Through his 18-year career, Morris faced lineups for a third time in 503 games, 4,148 at-bats. Those hitters hit .257 against him, and he gave up 458 runs. He faced lineups for a fourth time in 380 games, 2,309 at-bats — .233 with 242 runs allowed.
“My mindset was, if we won, it didn’t matter if it was seven to eight, or one to nothing,” Morris said. “I was just happy if we won.”
Morris also debunked a myth about his legendary split-fingered fastball, which he developed in the early 1980s and became his signature pitch. It wasn’t pitching coach Roger Craig who taught it to him — it was teammate Milt Wilcox.
“Roger’s gotten the credit for it, and he did help me perfect it and guide me into when to throw the pitch,” Morris said. “But I have to give credit to Milt Wilcox. He was with the Cubs and saw Hall of Famer Bruce Sutter have success with it.”
Wilcox approached Morris during a bullpen session in Oakland and asked if Morris had ever tried throwing a splitter?

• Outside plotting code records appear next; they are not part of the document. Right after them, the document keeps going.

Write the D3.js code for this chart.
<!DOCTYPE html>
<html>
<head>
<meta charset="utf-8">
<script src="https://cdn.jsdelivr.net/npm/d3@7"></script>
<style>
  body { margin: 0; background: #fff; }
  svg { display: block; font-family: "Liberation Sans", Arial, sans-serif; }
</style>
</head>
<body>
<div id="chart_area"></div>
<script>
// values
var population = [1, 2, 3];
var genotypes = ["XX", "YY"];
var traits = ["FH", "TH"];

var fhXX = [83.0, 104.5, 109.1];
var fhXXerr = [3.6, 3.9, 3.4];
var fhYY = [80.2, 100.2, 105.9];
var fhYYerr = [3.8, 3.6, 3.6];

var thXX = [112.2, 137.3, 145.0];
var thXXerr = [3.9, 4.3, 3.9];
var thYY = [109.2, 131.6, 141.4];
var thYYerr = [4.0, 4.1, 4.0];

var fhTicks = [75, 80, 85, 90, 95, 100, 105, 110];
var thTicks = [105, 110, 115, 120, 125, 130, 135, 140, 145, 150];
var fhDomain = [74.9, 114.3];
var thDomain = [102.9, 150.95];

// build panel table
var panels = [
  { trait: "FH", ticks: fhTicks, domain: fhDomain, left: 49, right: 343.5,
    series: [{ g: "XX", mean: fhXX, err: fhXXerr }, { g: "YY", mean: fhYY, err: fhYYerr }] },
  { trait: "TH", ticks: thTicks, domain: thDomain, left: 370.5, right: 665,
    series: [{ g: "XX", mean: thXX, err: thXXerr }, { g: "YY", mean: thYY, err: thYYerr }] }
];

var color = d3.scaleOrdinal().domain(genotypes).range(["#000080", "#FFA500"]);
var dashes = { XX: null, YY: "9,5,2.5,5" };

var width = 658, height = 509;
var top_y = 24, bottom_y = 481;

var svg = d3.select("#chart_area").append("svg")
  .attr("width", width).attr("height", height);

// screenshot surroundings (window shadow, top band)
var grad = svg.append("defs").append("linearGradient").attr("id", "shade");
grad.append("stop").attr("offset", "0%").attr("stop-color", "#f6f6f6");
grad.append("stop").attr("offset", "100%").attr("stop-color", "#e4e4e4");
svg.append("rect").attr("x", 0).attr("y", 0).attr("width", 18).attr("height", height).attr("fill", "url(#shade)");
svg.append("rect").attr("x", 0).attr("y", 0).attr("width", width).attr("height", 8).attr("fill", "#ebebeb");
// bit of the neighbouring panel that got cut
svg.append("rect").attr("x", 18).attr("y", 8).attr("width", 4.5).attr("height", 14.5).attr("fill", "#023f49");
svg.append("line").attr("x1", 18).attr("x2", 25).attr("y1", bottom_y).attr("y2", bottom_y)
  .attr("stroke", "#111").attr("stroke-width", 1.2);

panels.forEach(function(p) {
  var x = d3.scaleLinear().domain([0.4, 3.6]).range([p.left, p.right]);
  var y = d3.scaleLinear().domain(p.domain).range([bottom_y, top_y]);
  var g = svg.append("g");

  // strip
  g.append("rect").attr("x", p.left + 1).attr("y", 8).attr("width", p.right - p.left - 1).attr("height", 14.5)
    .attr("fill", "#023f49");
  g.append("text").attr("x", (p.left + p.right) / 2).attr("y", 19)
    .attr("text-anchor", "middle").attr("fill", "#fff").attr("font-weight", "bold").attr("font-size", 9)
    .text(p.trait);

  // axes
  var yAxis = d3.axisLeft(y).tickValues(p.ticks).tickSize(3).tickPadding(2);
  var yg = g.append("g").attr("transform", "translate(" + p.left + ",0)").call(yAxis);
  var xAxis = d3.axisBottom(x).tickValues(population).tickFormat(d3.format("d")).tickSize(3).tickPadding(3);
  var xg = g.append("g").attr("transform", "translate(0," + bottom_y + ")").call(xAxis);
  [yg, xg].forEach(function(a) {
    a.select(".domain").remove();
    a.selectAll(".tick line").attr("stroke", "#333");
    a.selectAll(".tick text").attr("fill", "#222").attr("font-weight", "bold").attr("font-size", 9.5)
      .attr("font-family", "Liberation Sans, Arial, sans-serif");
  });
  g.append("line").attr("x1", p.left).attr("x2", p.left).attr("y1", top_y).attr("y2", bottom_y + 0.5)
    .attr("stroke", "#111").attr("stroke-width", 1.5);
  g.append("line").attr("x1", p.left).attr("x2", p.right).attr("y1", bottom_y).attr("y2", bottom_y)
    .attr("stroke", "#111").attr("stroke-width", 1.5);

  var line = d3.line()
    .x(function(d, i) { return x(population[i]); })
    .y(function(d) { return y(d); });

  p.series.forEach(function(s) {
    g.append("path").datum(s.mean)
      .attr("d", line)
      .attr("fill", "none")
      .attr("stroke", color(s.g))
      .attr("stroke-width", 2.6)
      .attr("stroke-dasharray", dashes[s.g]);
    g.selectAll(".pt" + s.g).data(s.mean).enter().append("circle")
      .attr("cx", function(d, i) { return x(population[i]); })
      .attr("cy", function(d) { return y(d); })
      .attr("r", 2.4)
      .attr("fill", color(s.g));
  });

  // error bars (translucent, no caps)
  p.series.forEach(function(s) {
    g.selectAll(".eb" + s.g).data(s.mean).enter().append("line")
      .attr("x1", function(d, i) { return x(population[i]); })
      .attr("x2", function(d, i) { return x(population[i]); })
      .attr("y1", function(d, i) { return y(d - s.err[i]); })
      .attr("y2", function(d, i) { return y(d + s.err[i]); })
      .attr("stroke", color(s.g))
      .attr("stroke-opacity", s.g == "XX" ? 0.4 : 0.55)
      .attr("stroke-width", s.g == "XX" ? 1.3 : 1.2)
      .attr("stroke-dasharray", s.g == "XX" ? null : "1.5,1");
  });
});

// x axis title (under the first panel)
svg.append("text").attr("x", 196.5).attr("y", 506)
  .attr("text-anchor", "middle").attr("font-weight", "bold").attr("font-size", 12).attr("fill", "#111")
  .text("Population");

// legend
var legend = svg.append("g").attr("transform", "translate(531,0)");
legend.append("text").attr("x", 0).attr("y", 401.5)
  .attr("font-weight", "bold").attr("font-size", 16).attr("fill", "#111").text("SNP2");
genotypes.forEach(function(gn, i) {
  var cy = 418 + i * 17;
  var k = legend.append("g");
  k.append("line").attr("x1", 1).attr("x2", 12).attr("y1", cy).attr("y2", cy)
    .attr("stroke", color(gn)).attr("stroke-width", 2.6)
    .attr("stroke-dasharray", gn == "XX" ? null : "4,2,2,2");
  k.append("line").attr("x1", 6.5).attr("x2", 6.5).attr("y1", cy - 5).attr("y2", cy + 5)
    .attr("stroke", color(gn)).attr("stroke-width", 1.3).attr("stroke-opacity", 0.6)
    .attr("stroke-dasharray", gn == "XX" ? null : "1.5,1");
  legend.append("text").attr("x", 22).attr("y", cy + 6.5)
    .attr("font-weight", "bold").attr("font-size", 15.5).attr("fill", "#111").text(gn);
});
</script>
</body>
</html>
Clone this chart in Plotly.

“I know why he asked me, too — because my slider started to really stink,” Morris said. “I didn’t have an out pitch and I couldn’t put guys away anymore. So Milt showed me how to throw it. It took me about 50 pitches before the first one ever worked right.
“But when that first one dropped and sunk out of the sky, I knew it was something special. I knew I could work on it and two or three starts later I was throwing it. It became my equalizer and for a few years I had it all to myself in the American League.”
Morris called his 10-inning shutout to beat John Smoltz and the Braves 1-0 in Game 7 of the 1991 World Series with the Minnesota Twins the defining moment of his career. But the no-hitter he threw against the White Sox early in 1984 ranks among his most cherished baseball memories.
“When I think about that no-hitter, I remember Greg Luzinski was up with two outs in the bottom of the ninth and home-plate umpire Durwood Merrill failed to call strike three when he should have,” Morris said with a laugh. “He swung, missed the ball by a foot and Durwood called it a ball, ball four, and I had to pitch to Ron Kittle.
“I don’t know if it was possible, but I was thinking, ‘Durwood, I’m going to come and try to rip your mask off if I blow this no-hitter now.’ But I was good enough to strike out Kittle.”
Merrill died in 2003, but Morris said he would kid him about that call for years after.
“I would tease him, ‘Durwood, how could you miss that call,’” Morris said. “And he’d say, ‘Jack, that was a Hall of Fame pitch — but it was a ball.’ ”
Morris also wondered if the baseball strike in 1981 didn’t cost him a record for most consecutive complete-game wins. Morris pitched complete-game victories in seven straight starts before the strike. In those starts, his ERA was 1.57 and opponents hit .199.
“I will go to my grave wondering how many more straight wins I would’ve got had the strike not hit,” he said. “Because I was at some kind of confidence level then and honestly, it never came back.”
Until the vote on Sunday, Morris had garnered the highest percentage of votes by the Baseball Writers Association of America without getting into the Hall of Fame. It was an agonizing process for Morris and he was often outspoken about his bitterness.
But all’s well that ends well.
“Time has been wonderful for me,” Morris said. “I didn’t know that during the earlier years of the ballot. But the older you get, the more you can appreciate what it all means. It’s overwhelming to know I finally made it.
“Because I did taste it. I was close and it just didn’t work out. … But all the time I spent wondering if this day would ever come, it seems to have vanished or been erased right now. It did come and it’s amazing.”